Healthy, good carbs are meant to fuel us! I’m not talking about cold cereal and pop-tart carbs….I’m talking about grains. And potatoes. And beans. And fruit. Remember the food pyramid back in grade school? I think they were really on to something. And real butter? Ummm yes. Julia Child taught me a lot about butter…her love for it is something her and I share…because we are besties. I will talk about healthy fats another time.

I found these 2 nutritional posters while searching for the old fashioned food pyramid. They fascinated me! The one on the left is from the 50’s and the one on the right is from the 40’s. I feel like we’ve come full circle…or at least I have. In between these time frames and today….we have introduced mass processing and GMO foods…and most of all..convenience. All of the foods shown in the posters are natural, whole and healthy. No processed sugar, no fast food, no high fructose corn syrup. Hardly anything in the pictures are in cans…maybe some tuna and some fruits and veggies. It’s fresh REAL AND RAW food. I think I’m gonna choose it!

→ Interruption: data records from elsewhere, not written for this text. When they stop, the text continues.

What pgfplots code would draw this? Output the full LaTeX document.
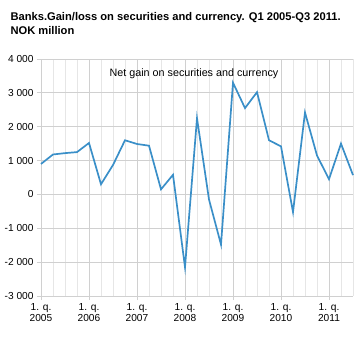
\documentclass[border=0pt]{standalone}
\usepackage{pgfplots}
\pgfplotsset{compat=1.18}
\usepackage{fontspec}
\setmainfont{Liberation Sans}
\definecolor{lineblue}{HTML}{3A8FC8}
\definecolor{gridmaj}{HTML}{D0D0D0}
\definecolor{gridmin}{HTML}{E6E6E6}
\begin{document}
\begin{tikzpicture}
\path (-41bp,-64bp) rectangle (321bp,296bp);
\begin{axis}[
  at={(0,0)}, anchor=south west,
  scale only axis,
  width=312bp, height=237bp,
  xmin=0, xmax=26, ymin=-3000, ymax=4000,
  axis line style={draw=none},
  xtick={0,4,8,12,16,20,24},
  xticklabels={{1. q.\\2005},{1. q.\\2006},{1. q.\\2007},{1. q.\\2008},{1. q.\\2009},{1. q.\\2010},{1. q.\\2011}},
  xticklabel style={align=center, font=\fontsize{10.2}{11}\selectfont},
  minor xtick={1,2,3,5,6,7,9,10,11,13,14,15,17,18,19,21,22,23,25,26},
  ytick={-3000,-2000,-1000,0,1000,2000,3000,4000},
  yticklabels={-3 000,-2 000,-1 000,0,1 000,2 000,3 000,4 000},
  yticklabel style={font=\fontsize{10.2}{11}\selectfont},
  /pgf/number format/assume math mode=true,
  xmajorgrids, xminorgrids, ymajorgrids,
  major x grid style={gridmaj, line width=0.8pt},
  minor x grid style={gridmin, line width=0.8pt},
  major y grid style={gridmaj, line width=0.8pt},
  major tick length=4bp, minor tick length=0pt,
  tick style={gridmaj, line width=0.8pt},
  xtick pos=bottom, ytick pos=left,
  tick align=outside,
  clip=false,
]
\addplot[lineblue, line width=1.7pt] coordinates {
(0,900) (1,1180) (2,1220) (3,1250) (4,1520) (5,300) (6,870) (7,1600)
(8,1490) (9,1440) (10,150) (11,580) (12,-2150) (13,2250) (14,-150) (15,-1480)
(16,3300) (17,2550) (18,3020) (19,1600) (20,1420) (21,-520) (22,2420) (23,1150)
(24,450) (25,1500) (26,570)
};
\node[anchor=base, font=\fontsize{10.8}{12}\selectfont] at (axis cs:12.75,3480) {Net gain on securities and currency};
\end{axis}
\node[anchor=base west, font=\bfseries\fontsize{11.2}{13.5}\selectfont, align=left] at (-34bp,275bp) {Banks.Gain/loss on securities and currency. Q1 2005-Q3 2011.};
\node[anchor=base west, font=\bfseries\fontsize{11.2}{13.5}\selectfont, align=left] at (-34bp,261.5bp) {NOK million};
\end{tikzpicture}
\end{document}
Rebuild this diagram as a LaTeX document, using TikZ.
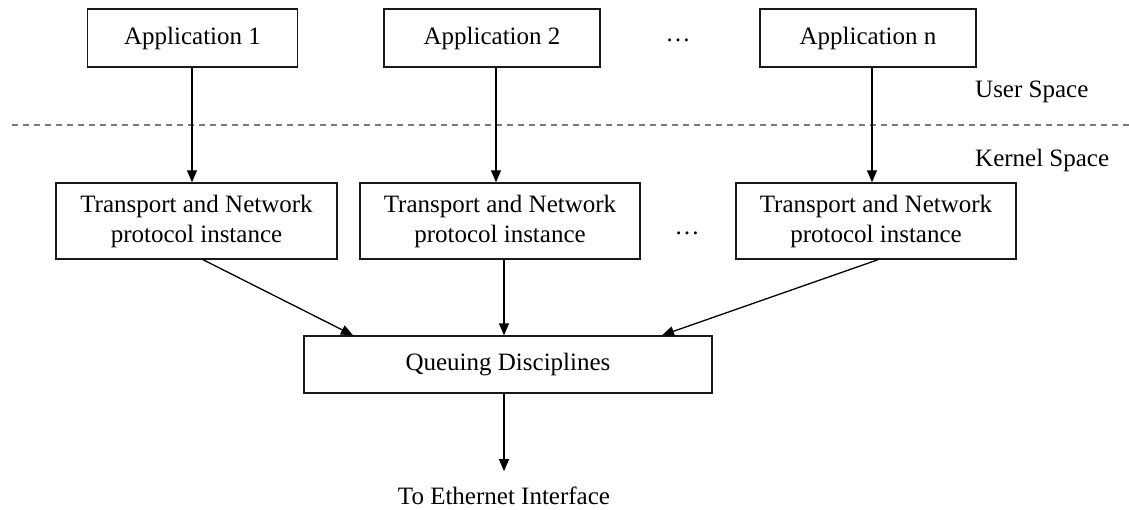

Maybe she’s crazy…maybe she just needs carbs. YOU. DON’T. KNOW.

Artisan Sourdough Bread

This is the recipe I started with. I found it was the simplest and most consistent one for me. A crusty outside, chewy inside. It does not taste like “sourdough”. Every single loaf is different, weird shapes and scoring…. the uglier the better! You literally can’t go wrong. Give it a try! (I will be adding a video soon of the entire process)


  • 2 C (480 grams) Sourdough Starter (Natural Yeast)
  • 5 C (625 grams) Unbleached White Whole Wheat Flour
  • 3/4 C (90 grams) Brown Whole Wheat Flour
  • 1 3/4 C-2C (420-480 grams) Filtered Room Temperature Water
  • 2 1/2 (14 grams) tsp salt


  1. In a large glass bowl, combine all ingredients except the salt. Mix well until all of the flour is moistened to form a soft, tacky dough. (Sourdough is sticky… this is normal. It won’t feel like smooth soft, dry dough) Cover and let rest for 20 minutes so the flour can absorb the water. (You can use a mixer or hand mix it)
  2. Add the salt, knead the dough until it’s smooth, about 5 minutes. Place the dough back into the bowl, cover and let rise for 1 hour.
  3. Inside the bowl, pinch one side underneath the dough and pull (fold) to the other side. Turn 1/4 turn and repeat. Repeat this about 8 times until the dough has been completely folded. Cover and let rise for another hour.
  4. Turn out the dough and divide in half. Gently shape into 2 rounds by turning the dough in circles while the bottom continues to touch the counter (like a steering wheel) to create tension on the surface of your dough. Tension is what makes your loaf stand tall and proud.
  5. Place each round into a floured banneton bowl or into a lightly greased bowl. (There are so many ways to do this last rise….with good tension, you can even just place it on some parchment to rise without a form) Cover and let rise until light and airy. About 2-3 hours.
  6. Preheat oven to 450° (with dutch oven or baking stone inside). Gently turn loaves onto parchment, score them with a sharp knife or lame, (have fun with that part!!) and carefully lift or slide parchment into the dutch oven or onto the baking stone.
  7. If using a dutch oven, bake with the lid on for 20 minutes, then remove the lid and bake an additional 20 minutes.
  8. If using a baking stone or baking sheet, place a pan of boiling water inside of the oven, and bake bread for 40 minutes.

My favorite way to eat sourdough like this….is avocado toast! It’s AMAZ-ZA-ZING!! It makes incredible grilled cheese sandwiches, dipped in olive oil and balsamic, and is just delightful as a slice with plain ‘ol butter. ENJOY!!